- **Task to complete**
List all lines in the material below that contain "size".

- **Recorded information**
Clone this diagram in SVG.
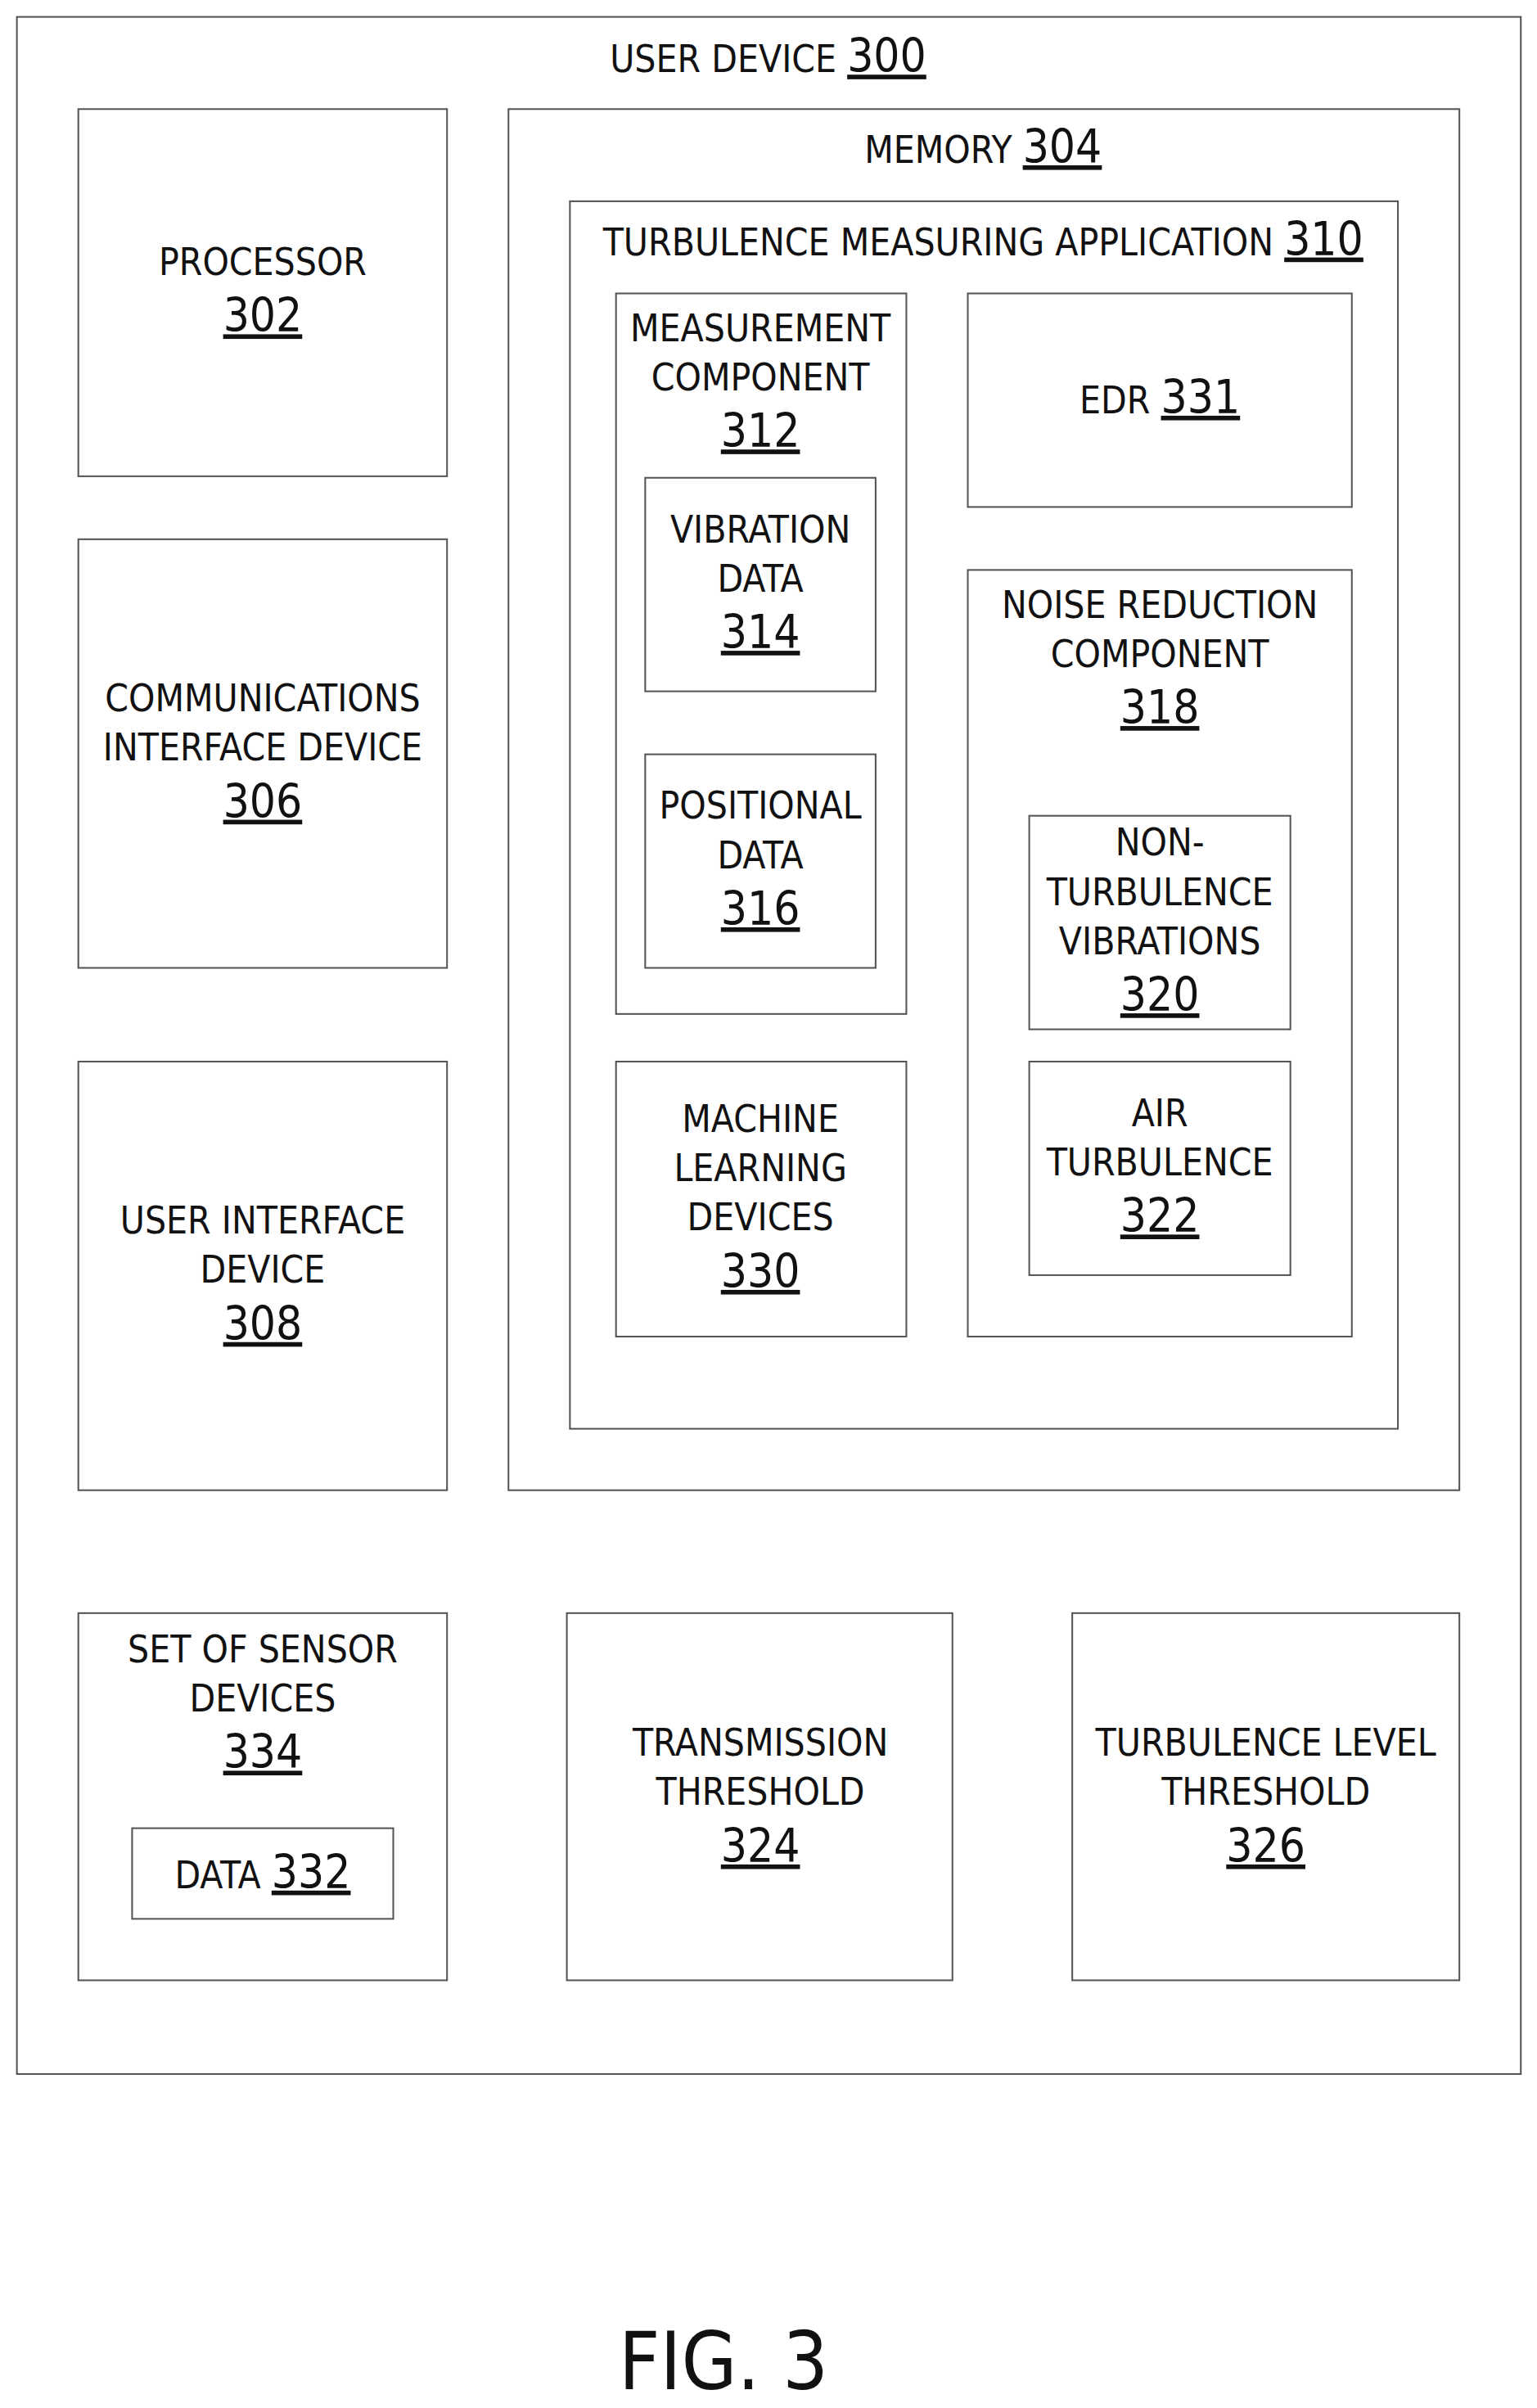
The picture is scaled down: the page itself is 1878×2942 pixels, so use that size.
<svg xmlns="http://www.w3.org/2000/svg" width="1878" height="2942" viewBox="0 0 1878 2942">
<style>
rect{fill:none;stroke:#555;stroke-width:1.1}
text{font-family:"DejaVu Sans Condensed","Liberation Sans",sans-serif;font-size:24.4px;fill:#111;text-anchor:middle}
.n{font-size:30px;text-decoration:underline}
.f{font-size:52px}
</style>
<rect x="0" y="0" width="1878" height="2942" style="fill:#fff;stroke:none"/>
<g transform="scale(1.877)">
<g id="user-device"><rect x="11" y="11" width="979" height="1339"/><text x="500" y="47">USER DEVICE <tspan class="n">300</tspan></text></g>
<g id="processor"><rect x="51" y="71" width="240" height="239"/><text x="171" y="179">PROCESSOR</text><text class="n" x="171" y="216">302</text></g>
<g id="comm"><rect x="51" y="351" width="240" height="279"/><text x="171" y="463">COMMUNICATIONS</text><text x="171" y="495">INTERFACE DEVICE</text><text class="n" x="171" y="532">306</text></g>
<g id="ui"><rect x="51" y="691" width="240" height="279"/><text x="171" y="803">USER INTERFACE</text><text x="171" y="835">DEVICE</text><text class="n" x="171" y="872">308</text></g>
<g id="memory"><rect x="331" y="71" width="619" height="899"/><text x="640" y="106">MEMORY <tspan class="n">304</tspan></text></g>
<g id="tma"><rect x="371" y="131" width="539" height="799"/><text x="640" y="166">TURBULENCE MEASURING APPLICATION <tspan class="n">310</tspan></text></g>
<g id="measurement"><rect x="401" y="191" width="189" height="469"/><text x="495" y="222">MEASUREMENT</text><text x="495" y="254">COMPONENT</text><text class="n" x="495" y="291">312</text></g>
<g id="vibration"><rect x="420" y="311" width="150" height="139"/><text x="495" y="353">VIBRATION</text><text x="495" y="385">DATA</text><text class="n" x="495" y="422">314</text></g>
<g id="positional"><rect x="420" y="491" width="150" height="139"/><text x="495" y="533">POSITIONAL</text><text x="495" y="565">DATA</text><text class="n" x="495" y="602">316</text></g>
<g id="ml"><rect x="401" y="691" width="189" height="179"/><text x="495" y="737">MACHINE</text><text x="495" y="769">LEARNING</text><text x="495" y="801">DEVICES</text><text class="n" x="495" y="838">330</text></g>
<g id="edr"><rect x="630" y="191" width="250" height="139"/><text x="755" y="269">EDR <tspan class="n">331</tspan></text></g>
<g id="noise"><rect x="630" y="371" width="250" height="499"/><text x="755" y="402">NOISE REDUCTION</text><text x="755" y="434">COMPONENT</text><text class="n" x="755" y="471">318</text></g>
<g id="nonturb"><rect x="670" y="531" width="170" height="139"/><text x="755" y="557">NON-</text><text x="755" y="589">TURBULENCE</text><text x="755" y="621">VIBRATIONS</text><text class="n" x="755" y="658">320</text></g>
<g id="air"><rect x="670" y="691" width="170" height="139"/><text x="755" y="733">AIR</text><text x="755" y="765">TURBULENCE</text><text class="n" x="755" y="802">322</text></g>
<g id="sensors"><rect x="51" y="1050" width="240" height="239"/><text x="171" y="1082">SET OF SENSOR</text><text x="171" y="1114">DEVICES</text><text class="n" x="171" y="1151">334</text></g>
<g id="data"><rect x="86" y="1190" width="170" height="59"/><text x="171" y="1229">DATA <tspan class="n">332</tspan></text></g>
<g id="transmission"><rect x="369" y="1050" width="251" height="239"/><text x="495" y="1143">TRANSMISSION</text><text x="495" y="1175">THRESHOLD</text><text class="n" x="495" y="1212">324</text></g>
<g id="tlt"><rect x="698" y="1050" width="252" height="239"/><text x="824" y="1143">TURBULENCE LEVEL</text><text x="824" y="1175">THRESHOLD</text><text class="n" x="824" y="1212">326</text></g>
<g id="connectors"></g>
<text class="f" x="471" y="1555">FIG. 3</text>
</g>
</svg>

- **Exercise result**
The picture is scaled down: the page itself is 1878×2942 pixels, so use that size.
text{font-family:"DejaVu Sans Condensed","Liberation Sans",sans-serif;font-size:24.4px;fill:#111;text-anchor:middle}
.n{font-size:30px;text-decoration:underline}
.f{font-size:52px}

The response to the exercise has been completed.